▼
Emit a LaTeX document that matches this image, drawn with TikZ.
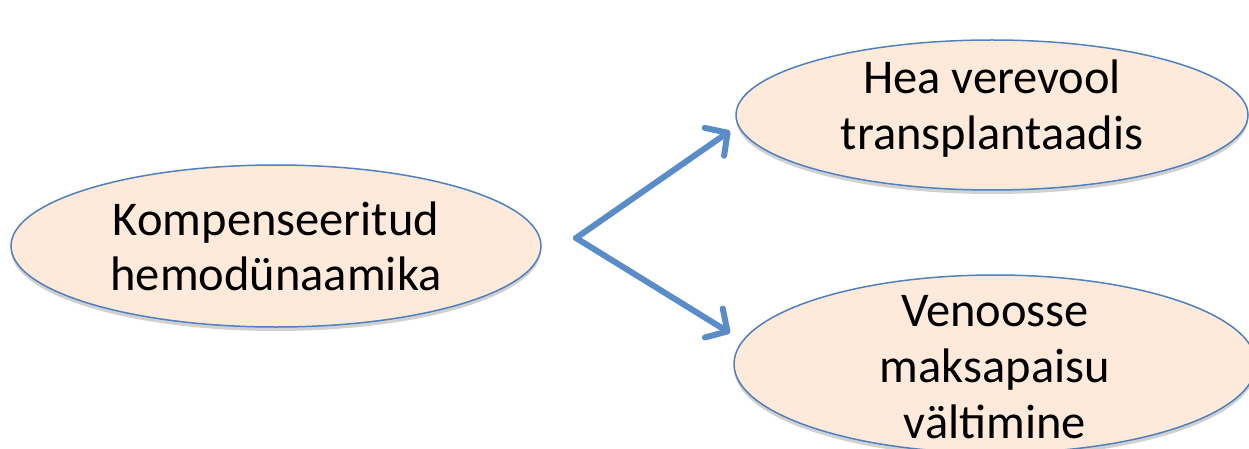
\documentclass[tikz,border=0pt]{standalone}
\usepackage{fontspec}
\setmainfont{Carlito}
\usetikzlibrary{shapes.geometric,arrows.meta,shadows}
\definecolor{edgeblue}{HTML}{4F81BD}
\definecolor{arrowblue}{HTML}{5A8DC8}
\definecolor{peach}{HTML}{FDEADA}
\tikzset{
  bubble/.style={ellipse, draw=edgeblue, line width=1.5pt, fill=peach, inner sep=0pt,
    drop shadow={shadow xshift=0pt, shadow yshift=-4pt, opacity=0.18, fill=black}},
  words/.style={align=center, inner sep=0pt, font=\fontsize{48.5}{55}\selectfont},
  flow/.style={draw=arrowblue, line width=6pt, line cap=round, line join=round,
    -{Straight Barb[length=16pt,width=34pt,line cap=round,line join=round]}}
}
\begin{document}
\begin{tikzpicture}[x=1pt,y=1pt]
\clip (0,0) rectangle (1249,-449);
\fill[white] (0,0) rectangle (1249,-449);
\node[bubble, minimum width=530pt, minimum height=162pt] (left) at (276,-246) {};
\node[words] (leftText) at (left.center) {Kompenseeritud\\hemodünaamika};
\node[bubble, minimum width=512pt, minimum height=150pt] (top) at (992,-115) {};
\node[words, font=\fontsize{48.5}{56}\selectfont] (topText) at (992,-109) {Hea verevool\\transplantaadis};
\node[bubble, minimum width=522pt, minimum height=178pt] (bot) at (995,-364) {};
\node[words, font=\fontsize{48.5}{56}\selectfont] (botText) at (995,-367) {Venoosse\\maksapaisu\\vältimine};
\coordinate (split) at (576,-238);
\coordinate (tipTop) at (730,-131);
\coordinate (tipBot) at (730,-333);
\draw[flow] (split) -- (tipTop);
\draw[flow] (split) -- (tipBot);
\end{tikzpicture}
\end{document}
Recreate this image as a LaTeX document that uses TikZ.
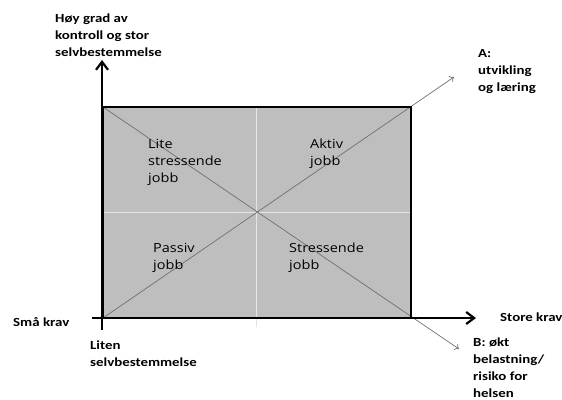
▲
▶ Exercise aim
Repeat the material above word for word, please, apart from its images.

▶ Exercise result
Emit a LaTeX document that matches this image, drawn with TikZ.
\documentclass[tikz,border=0pt]{standalone}
\usepackage{fontspec}
\setmainfont{Carlito}
\usetikzlibrary{shapes.geometric,arrows.meta,shadows}
\definecolor{edgeblue}{HTML}{4F81BD}
\definecolor{arrowblue}{HTML}{5A8DC8}
\definecolor{peach}{HTML}{FDEADA}
\tikzset{
  bubble/.style={ellipse, draw=edgeblue, line width=1.5pt, fill=peach, inner sep=0pt,
    drop shadow={shadow xshift=0pt, shadow yshift=-4pt, opacity=0.18, fill=black}},
  words/.style={align=center, inner sep=0pt, font=\fontsize{48.5}{55}\selectfont},
  flow/.style={draw=arrowblue, line width=6pt, line cap=round, line join=round,
    -{Straight Barb[length=16pt,width=34pt,line cap=round,line join=round]}}
}
\begin{document}
\begin{tikzpicture}[x=1pt,y=1pt]
\clip (0,0) rectangle (1249,-449);
\fill[white] (0,0) rectangle (1249,-449);
\node[bubble, minimum width=530pt, minimum height=162pt] (left) at (276,-246) {};
\node[words] (leftText) at (left.center) {Kompenseeritud\\hemodünaamika};
\node[bubble, minimum width=512pt, minimum height=150pt] (top) at (992,-115) {};
\node[words, font=\fontsize{48.5}{56}\selectfont] (topText) at (992,-109) {Hea verevool\\transplantaadis};
\node[bubble, minimum width=522pt, minimum height=178pt] (bot) at (995,-364) {};
\node[words, font=\fontsize{48.5}{56}\selectfont] (botText) at (995,-367) {Venoosse\\maksapaisu\\vältimine};
\coordinate (split) at (576,-238);
\coordinate (tipTop) at (730,-131);
\coordinate (tipBot) at (730,-333);
\draw[flow] (split) -- (tipTop);
\draw[flow] (split) -- (tipBot);
\end{tikzpicture}
\end{document}
Recreate this image as a LaTeX document that uses TikZ.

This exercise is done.